YOU'LL COME FOR THE CURSES. YOU'LL STAY FOR THE MUDGEONRY.

Monday, December 19, 2011

Nick Clegg Promises

Just on the off-chance that anyone's still listening out there, Wee Nicky's latest appeal for re-admission to the human race includes a promise to reform the House of Lords, thus signalling that yet another plank of Deputy Conservative policy is to be torn up and fed to the worms. Wee Nicky's rhetoric was a disturbing mix of Hollywood slang and Brownite deadwood: "if you want change stuff, you sometimes have to take a risk and push stuff that might not be instantly popular," he proclaimed, like an expendable black character busy cutting cocaine with washing-up powder. "My kind of society is an open society and challenge vested interests whether they are in the media, the banking system or the political system," he proclaimed later on, apparently for the benefit of those who even now remain sceptical about the advantages of cuddling up to Lord Ashcroft's party. "It means social mobility and how we reorientate government policy to achieve the potential of young kids who are otherwise condemned by the circumstances of society," he proclaimed in addition, to clarify why he signed up to closing all those youth facilities and continuing child detention. Wee Nicky also criticised Labour for its lack of principle or consistency, which shows that the Brussels fiasco has not lessened his comic touch.

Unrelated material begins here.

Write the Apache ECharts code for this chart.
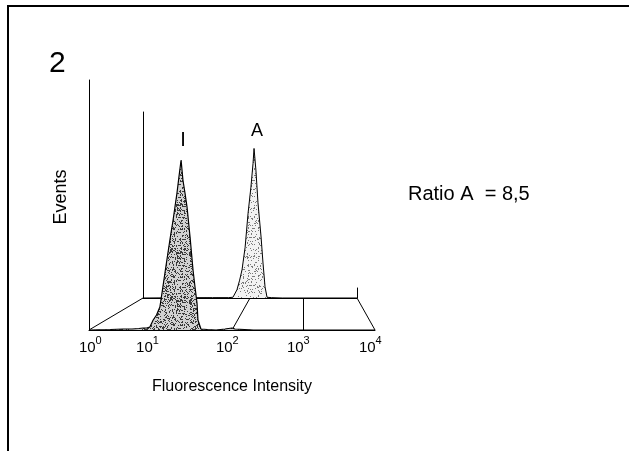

The Lords, it appears, is "a standing affront to everything a liberal democracy should be. It is nepotism and patronage rather than merit, it is closed rather than open. It hoards power", all of which no doubt explains why Wee Nicky thinks Lord Ashcroft's party are just the chaps to reform it. Wee Nicky mentioned the coalition agreement, which he was happy to tear up in order to grease Twizzler Lansley's anti-NHS bill through Parliament; then as now, presumably, the reason was that "if you are too purist you deliver nothing", in contrast to the spectacular successes which Wee Nicky and his chums have delivered with their bargain-basement approach.

2 Comments:

  • At 10:25 pm , Anonymous Madame X said...

    The title alone was cause enough for a spittake. Send in the clowns.

     
  • At 11:16 pm , Blogger Philip said...

    It comes to something or other when you can't tell for certain whether a statement like "My kind of society is an open society and challenge vested interests" is the result of speechwriter grammar or Grauniad editing.